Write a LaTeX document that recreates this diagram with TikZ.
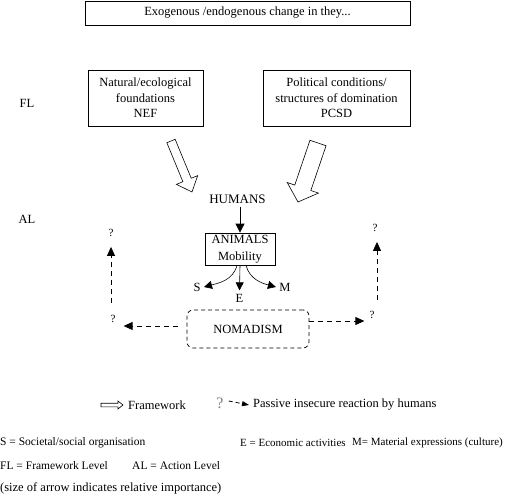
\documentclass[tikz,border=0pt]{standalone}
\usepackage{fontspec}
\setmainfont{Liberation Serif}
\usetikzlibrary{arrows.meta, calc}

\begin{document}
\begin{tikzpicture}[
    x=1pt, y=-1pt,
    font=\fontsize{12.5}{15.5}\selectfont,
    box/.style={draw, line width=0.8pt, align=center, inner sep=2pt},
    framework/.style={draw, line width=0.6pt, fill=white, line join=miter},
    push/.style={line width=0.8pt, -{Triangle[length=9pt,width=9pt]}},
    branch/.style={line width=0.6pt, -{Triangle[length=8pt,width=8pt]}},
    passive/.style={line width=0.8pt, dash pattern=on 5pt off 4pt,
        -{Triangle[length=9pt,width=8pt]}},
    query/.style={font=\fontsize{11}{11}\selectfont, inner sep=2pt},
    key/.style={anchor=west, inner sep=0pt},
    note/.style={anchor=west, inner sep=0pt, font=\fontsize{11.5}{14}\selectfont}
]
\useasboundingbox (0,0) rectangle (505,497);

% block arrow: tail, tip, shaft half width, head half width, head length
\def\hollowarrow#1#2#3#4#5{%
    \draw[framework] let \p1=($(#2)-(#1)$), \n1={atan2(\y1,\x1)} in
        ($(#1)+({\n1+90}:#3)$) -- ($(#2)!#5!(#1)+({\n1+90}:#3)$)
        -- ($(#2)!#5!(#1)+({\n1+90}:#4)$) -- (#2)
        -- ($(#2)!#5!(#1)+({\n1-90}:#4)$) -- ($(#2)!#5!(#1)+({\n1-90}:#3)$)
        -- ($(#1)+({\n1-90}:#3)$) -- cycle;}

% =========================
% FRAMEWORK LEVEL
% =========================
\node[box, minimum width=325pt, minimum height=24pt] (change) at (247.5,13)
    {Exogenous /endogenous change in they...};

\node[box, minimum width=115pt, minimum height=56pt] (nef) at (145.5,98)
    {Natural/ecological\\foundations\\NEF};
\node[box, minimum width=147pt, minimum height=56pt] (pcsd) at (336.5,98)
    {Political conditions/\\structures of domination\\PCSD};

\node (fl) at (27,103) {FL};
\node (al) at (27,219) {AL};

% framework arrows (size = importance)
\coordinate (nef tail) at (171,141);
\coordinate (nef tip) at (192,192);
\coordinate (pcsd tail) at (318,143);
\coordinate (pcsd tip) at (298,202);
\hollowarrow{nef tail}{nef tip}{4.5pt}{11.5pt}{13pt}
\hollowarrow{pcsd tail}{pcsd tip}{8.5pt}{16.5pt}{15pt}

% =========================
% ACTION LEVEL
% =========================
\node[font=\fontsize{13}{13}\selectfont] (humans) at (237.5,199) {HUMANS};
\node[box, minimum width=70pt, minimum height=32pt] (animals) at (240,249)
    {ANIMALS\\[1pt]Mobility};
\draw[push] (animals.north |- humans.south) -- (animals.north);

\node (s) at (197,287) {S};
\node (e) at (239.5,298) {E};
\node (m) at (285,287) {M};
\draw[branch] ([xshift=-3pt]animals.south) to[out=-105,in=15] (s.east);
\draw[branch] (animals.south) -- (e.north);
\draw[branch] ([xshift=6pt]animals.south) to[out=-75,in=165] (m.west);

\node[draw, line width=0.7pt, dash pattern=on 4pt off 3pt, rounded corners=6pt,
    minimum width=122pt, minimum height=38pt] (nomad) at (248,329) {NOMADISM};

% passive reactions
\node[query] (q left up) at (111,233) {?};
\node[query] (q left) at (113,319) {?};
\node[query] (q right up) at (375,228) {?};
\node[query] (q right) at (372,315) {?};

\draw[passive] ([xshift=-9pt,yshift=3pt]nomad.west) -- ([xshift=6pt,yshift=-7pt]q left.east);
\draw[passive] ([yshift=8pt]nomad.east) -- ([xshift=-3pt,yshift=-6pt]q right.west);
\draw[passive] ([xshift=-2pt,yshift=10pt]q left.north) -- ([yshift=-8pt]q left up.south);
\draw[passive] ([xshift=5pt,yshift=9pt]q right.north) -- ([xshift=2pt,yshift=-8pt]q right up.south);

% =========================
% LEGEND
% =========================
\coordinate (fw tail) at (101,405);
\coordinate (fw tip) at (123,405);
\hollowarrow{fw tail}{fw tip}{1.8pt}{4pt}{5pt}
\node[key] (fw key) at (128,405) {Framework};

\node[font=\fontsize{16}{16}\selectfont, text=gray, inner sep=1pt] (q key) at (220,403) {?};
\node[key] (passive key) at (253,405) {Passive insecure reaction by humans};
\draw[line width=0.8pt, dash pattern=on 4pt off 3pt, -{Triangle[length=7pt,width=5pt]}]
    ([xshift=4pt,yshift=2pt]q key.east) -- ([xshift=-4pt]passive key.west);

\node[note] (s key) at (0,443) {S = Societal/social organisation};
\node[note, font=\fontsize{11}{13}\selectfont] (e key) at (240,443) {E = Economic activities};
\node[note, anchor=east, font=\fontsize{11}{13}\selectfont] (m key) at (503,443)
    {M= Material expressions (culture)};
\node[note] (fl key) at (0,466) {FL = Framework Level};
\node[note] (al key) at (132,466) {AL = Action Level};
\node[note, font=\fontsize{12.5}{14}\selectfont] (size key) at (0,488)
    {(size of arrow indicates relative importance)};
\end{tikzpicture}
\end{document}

• PROBLEM: Copy out every line of the material above exactly, skipping the pictures.

• RESPONSE FOR THIS EXERCISE:
Write a LaTeX document that recreates this diagram with TikZ.
\documentclass[tikz,border=0pt]{standalone}
\usepackage{fontspec}
\setmainfont{Liberation Serif}
\usetikzlibrary{arrows.meta, calc}

\begin{document}
\begin{tikzpicture}[
    x=1pt, y=-1pt,
    font=\fontsize{12.5}{15.5}\selectfont,
    box/.style={draw, line width=0.8pt, align=center, inner sep=2pt},
    framework/.style={draw, line width=0.6pt, fill=white, line join=miter},
    push/.style={line width=0.8pt, -{Triangle[length=9pt,width=9pt]}},
    branch/.style={line width=0.6pt, -{Triangle[length=8pt,width=8pt]}},
    passive/.style={line width=0.8pt, dash pattern=on 5pt off 4pt,
        -{Triangle[length=9pt,width=8pt]}},
    query/.style={font=\fontsize{11}{11}\selectfont, inner sep=2pt},
    key/.style={anchor=west, inner sep=0pt},
    note/.style={anchor=west, inner sep=0pt, font=\fontsize{11.5}{14}\selectfont}
]
\useasboundingbox (0,0) rectangle (505,497);

% block arrow: tail, tip, shaft half width, head half width, head length
\def\hollowarrow#1#2#3#4#5{%
    \draw[framework] let \p1=($(#2)-(#1)$), \n1={atan2(\y1,\x1)} in
        ($(#1)+({\n1+90}:#3)$) -- ($(#2)!#5!(#1)+({\n1+90}:#3)$)
        -- ($(#2)!#5!(#1)+({\n1+90}:#4)$) -- (#2)
        -- ($(#2)!#5!(#1)+({\n1-90}:#4)$) -- ($(#2)!#5!(#1)+({\n1-90}:#3)$)
        -- ($(#1)+({\n1-90}:#3)$) -- cycle;}

% =========================
% FRAMEWORK LEVEL
% =========================
\node[box, minimum width=325pt, minimum height=24pt] (change) at (247.5,13)
    {Exogenous /endogenous change in they...};

\node[box, minimum width=115pt, minimum height=56pt] (nef) at (145.5,98)
    {Natural/ecological\\foundations\\NEF};
\node[box, minimum width=147pt, minimum height=56pt] (pcsd) at (336.5,98)
    {Political conditions/\\structures of domination\\PCSD};

\node (fl) at (27,103) {FL};
\node (al) at (27,219) {AL};

% framework arrows (size = importance)
\coordinate (nef tail) at (171,141);
\coordinate (nef tip) at (192,192);
\coordinate (pcsd tail) at (318,143);
\coordinate (pcsd tip) at (298,202);
\hollowarrow{nef tail}{nef tip}{4.5pt}{11.5pt}{13pt}
\hollowarrow{pcsd tail}{pcsd tip}{8.5pt}{16.5pt}{15pt}

% =========================
% ACTION LEVEL
% =========================
\node[font=\fontsize{13}{13}\selectfont] (humans) at (237.5,199) {HUMANS};
\node[box, minimum width=70pt, minimum height=32pt] (animals) at (240,249)
    {ANIMALS\\[1pt]Mobility};
\draw[push] (animals.north |- humans.south) -- (animals.north);

\node (s) at (197,287) {S};
\node (e) at (239.5,298) {E};
\node (m) at (285,287) {M};
\draw[branch] ([xshift=-3pt]animals.south) to[out=-105,in=15] (s.east);
\draw[branch] (animals.south) -- (e.north);
\draw[branch] ([xshift=6pt]animals.south) to[out=-75,in=165] (m.west);

\node[draw, line width=0.7pt, dash pattern=on 4pt off 3pt, rounded corners=6pt,
    minimum width=122pt, minimum height=38pt] (nomad) at (248,329) {NOMADISM};

% passive reactions
\node[query] (q left up) at (111,233) {?};
\node[query] (q left) at (113,319) {?};
\node[query] (q right up) at (375,228) {?};
\node[query] (q right) at (372,315) {?};

\draw[passive] ([xshift=-9pt,yshift=3pt]nomad.west) -- ([xshift=6pt,yshift=-7pt]q left.east);
\draw[passive] ([yshift=8pt]nomad.east) -- ([xshift=-3pt,yshift=-6pt]q right.west);
\draw[passive] ([xshift=-2pt,yshift=10pt]q left.north) -- ([yshift=-8pt]q left up.south);
\draw[passive] ([xshift=5pt,yshift=9pt]q right.north) -- ([xshift=2pt,yshift=-8pt]q right up.south);

% =========================
% LEGEND
% =========================
\coordinate (fw tail) at (101,405);
\coordinate (fw tip) at (123,405);
\hollowarrow{fw tail}{fw tip}{1.8pt}{4pt}{5pt}
\node[key] (fw key) at (128,405) {Framework};

\node[font=\fontsize{16}{16}\selectfont, text=gray, inner sep=1pt] (q key) at (220,403) {?};
\node[key] (passive key) at (253,405) {Passive insecure reaction by humans};
\draw[line width=0.8pt, dash pattern=on 4pt off 3pt, -{Triangle[length=7pt,width=5pt]}]
    ([xshift=4pt,yshift=2pt]q key.east) -- ([xshift=-4pt]passive key.west);

\node[note] (s key) at (0,443) {S = Societal/social organisation};
\node[note, font=\fontsize{11}{13}\selectfont] (e key) at (240,443) {E = Economic activities};
\node[note, anchor=east, font=\fontsize{11}{13}\selectfont] (m key) at (503,443)
    {M= Material expressions (culture)};
\node[note] (fl key) at (0,466) {FL = Framework Level};
\node[note] (al key) at (132,466) {AL = Action Level};
\node[note, font=\fontsize{12.5}{14}\selectfont] (size key) at (0,488)
    {(size of arrow indicates relative importance)};
\end{tikzpicture}
\end{document}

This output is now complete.